Pests: Squirrels, squirrels, and more squirrels. They would have eaten every tomato, as they had all our stone fruits in the orchard earlier in the spring. They have no natural predators in our area, and definitive solutions are hard to come by. We ended up building a ten-foot-tall (the tomatoes had really taken off!) "Tomato Pagoda" covering our entire tomato bed, which contained 19 plants. Unfortunately the framing was first covered by bird netting. Forget it. The squirrels treat it like dental floss, and are through it in no time. Then we undertook an incredibly laborious process of covering the whole thing with hardware cloth (this structure cost, in total, about $450).
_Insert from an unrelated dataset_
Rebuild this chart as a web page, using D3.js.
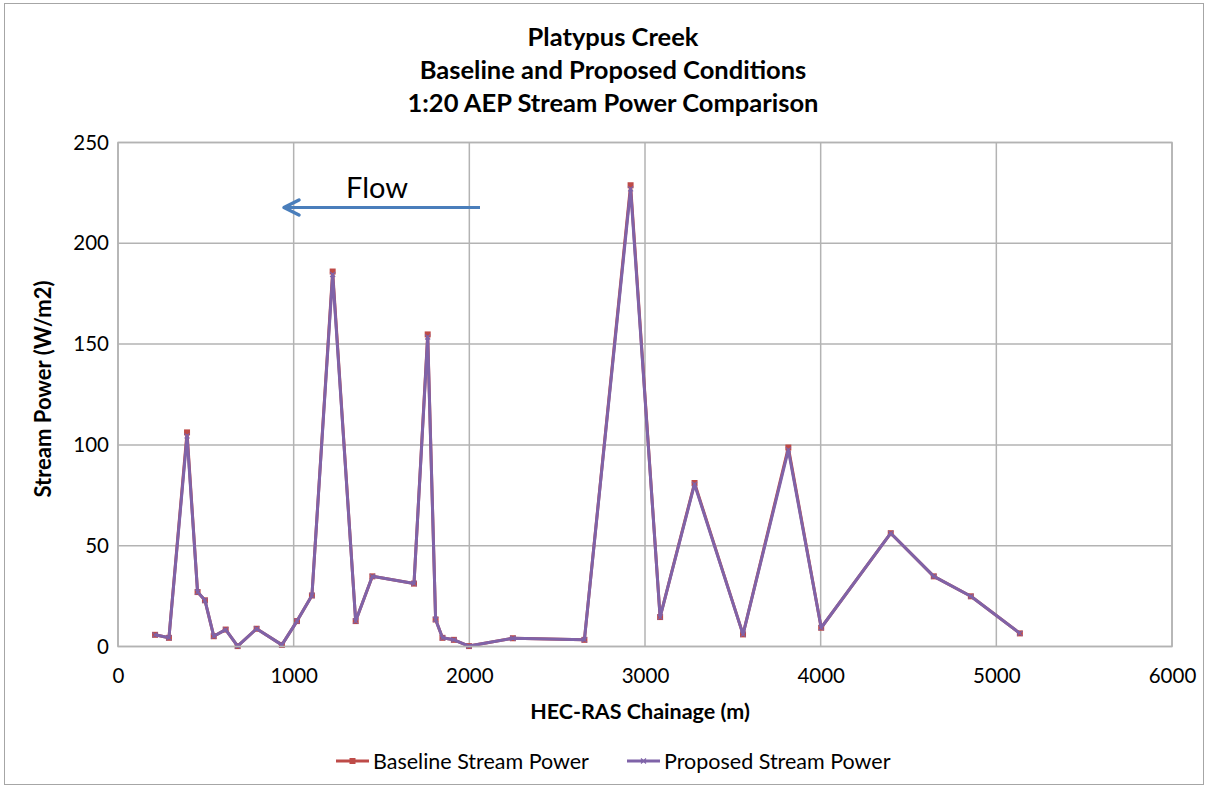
<!DOCTYPE html>
<html><head><meta charset="utf-8">
<script src="https://cdn.jsdelivr.net/npm/d3@7"></script>
<style>
body{margin:0;background:#fff;}
svg{display:block;font-family:Lato,"Open Sans",sans-serif;}
</style></head>
<body>
<svg id="c" width="1208" height="787"></svg>
<script>
const titleLines = ["Platypus Creek","Baseline and Proposed Conditions","1:20 AEP Stream Power Comparison"];
const chainage = [211,290,393,453,495,545,613,681,789,933,1019,1104,1222,1353,1448,1685,1763,1808,1847,1912,1998,2248,2655,2918,3086,3282,3558,3816,4003,4399,4644,4855,5134];
const baseline = [5.8,4.3,106.2,27,22.9,5.1,8.4,0.2,8.8,0.8,12.6,25.3,186,12.6,34.8,31.2,154.8,13.4,4.3,3.3,0.2,4.1,3.3,228.8,14.6,81.1,6,98.7,9.3,56.2,34.8,24.9,6.5];
const proposed = [5.8,4.3,104.5,27,22.9,5.1,8.4,0.2,8.8,0.8,12.6,25.3,184.5,12.6,34.8,31.2,153.5,13.4,4.3,3.3,0.2,4.1,3.3,227,14.6,80.5,6,97.5,9.3,56.2,34.8,24.9,6.5];
const xTicks = [0,1000,2000,3000,4000,5000,6000];
const yTicks = [0,50,100,150,200,250];
const seriesNames = ["Baseline Stream Power","Proposed Stream Power"];

const svg = d3.select("#c");
const L=118, R=1172, T=142.5, B=646.5;
const x = d3.scaleLinear().domain([0,6000]).range([L,R]);
const y = d3.scaleLinear().domain([0,250]).range([B,T]);

svg.append("rect").attr("x",4.5).attr("y",3.5).attr("width",1199).attr("height",781)
  .attr("fill","none").attr("stroke","#a6a6a6").attr("stroke-width",1);

// gridlines
svg.append("g").selectAll("line").data(yTicks).join("line")
  .attr("x1",L).attr("x2",R).attr("y1",d=>y(d)).attr("y2",d=>y(d))
  .attr("stroke","#b3b3b3").attr("stroke-width",1.5);
svg.append("g").selectAll("line").data(xTicks).join("line")
  .attr("y1",T).attr("y2",B).attr("x1",d=>x(d)).attr("x2",d=>x(d))
  .attr("stroke","#b3b3b3").attr("stroke-width",1.5);

// axes (labels only)
const xa = svg.append("g").attr("transform",`translate(0,${B})`)
  .call(d3.axisBottom(x).tickValues(xTicks).tickSize(0).tickPadding(22).tickFormat(d3.format("d")));
xa.select(".domain").remove();
xa.selectAll("text").attr("font-size",20.5).attr("fill","#000").attr("font-family","Lato,'Open Sans',sans-serif");
const ya = svg.append("g").attr("transform",`translate(${L},0)`)
  .call(d3.axisLeft(y).tickValues(yTicks).tickSize(0).tickPadding(9));
ya.select(".domain").remove();
ya.selectAll("text").attr("font-size",20.5).attr("fill","#000").attr("font-family","Lato,'Open Sans',sans-serif");

// title
svg.append("g").selectAll("text").data(titleLines).join("text")
  .attr("x",613).attr("y",(d,i)=>46+i*33).attr("text-anchor","middle")
  .attr("font-size",25.5).attr("font-weight","bold").text(d=>d);

// axis titles
svg.append("text").attr("x",640).attr("y",719).attr("text-anchor","middle")
  .attr("font-size",21.5).attr("font-weight","bold").text("HEC-RAS Chainage (m)");
svg.append("text").attr("transform","translate(51,389) rotate(-90)").attr("text-anchor","middle")
  .attr("font-size",22).attr("font-weight","bold").text("Stream Power (W/m2)");

// series
const red="#be4b48", purple="#7f63a8";
const line = d3.line().x(d=>x(d[0])).y(d=>y(d[1]));
const bData = chainage.map((c,i)=>[c,baseline[i]]);
const pData = chainage.map((c,i)=>[c,proposed[i]]);
svg.append("path").datum(bData).attr("d",line).attr("fill","none").attr("stroke",red).attr("stroke-width",3).attr("stroke-linejoin","round");
svg.append("g").selectAll("rect").data(bData).join("rect")
  .attr("x",d=>x(d[0])-3).attr("y",d=>y(d[1])-3).attr("width",6).attr("height",6).attr("fill",red);
svg.append("path").datum(pData).attr("d",line).attr("fill","none").attr("stroke",purple).attr("stroke-width",3).attr("stroke-linejoin","round");
svg.append("g").selectAll("path.m").data(pData).join("path").attr("class","m")
  .attr("d",d=>{const cx=x(d[0]),cy=y(d[1]);return `M${cx-2.5},${cy-2.5}L${cx+2.5},${cy+2.5}M${cx-2.5},${cy+2.5}L${cx+2.5},${cy-2.5}`;})
  .attr("stroke",purple).attr("stroke-width",1.2);

// plot border
svg.append("rect").attr("x",L).attr("y",T).attr("width",R-L).attr("height",B-T)
  .attr("fill","none").attr("stroke","#b3b3b3").attr("stroke-width",1.5);

// flow arrow
const blue="#4a7ebb";
svg.append("line").attr("x1",480).attr("x2",285).attr("y1",207.5).attr("y2",207.5).attr("stroke",blue).attr("stroke-width",3);
svg.append("path").attr("d","M299,200 L284,207.5 L299,215").attr("fill","none").attr("stroke",blue).attr("stroke-width",3.5).attr("stroke-linecap","round").attr("stroke-linejoin","round");
svg.append("text").attr("x",346).attr("y",198).attr("font-size",29).text("Flow");

// legend
const lg = svg.append("g");
const legItems = [{name:seriesNames[0],c:red,x0:336,tx:373},{name:seriesNames[1],c:purple,x0:627,tx:664}];
legItems.forEach((d,i)=>{
  lg.append("line").attr("x1",d.x0).attr("x2",d.x0+33).attr("y1",761).attr("y2",761).attr("stroke",d.c).attr("stroke-width",3);
  if(i===0) lg.append("rect").attr("x",d.x0+13.5).attr("y",758).attr("width",6).attr("height",6).attr("fill",d.c);
  else lg.append("path").attr("d",`M${d.x0+14},${758.5}L${d.x0+19},${763.5}M${d.x0+14},${763.5}L${d.x0+19},${758.5}`).attr("stroke",d.c).attr("stroke-width",1.2);
  lg.append("text").attr("x",d.tx).attr("y",768.5).attr("font-size",21.5).text(d.name);
});
</script>
</body></html>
We had to be rigorous about closing every opening because where the squirrels couldn’t get in the roof rats could. The project took two days, and my husband even camped out overnight with our German shepherds to keep the varmints away during the night the tomatoes were vulnerable.

But it all paid off in the end! We have had a phenomenal harvest and have had the pleasure of sharing produce with friends and those less well off, through the dining room at St. Anthony of Padua in Redwood City (a Second Harvest participant). We also revived our canning skills, and between freezing and canning are closing in on 150 quarts of produce for the year.

Yes, there are things we will do differently next year. But Common Ground and the GROW BIOINTENSIVE method were at the center of our success. If we, collectively, could put a spading fork in the hands of everyone in the world who now carries a gun, we’d have peace and vegetables, and renewed hope for "this fragile earth, our island home."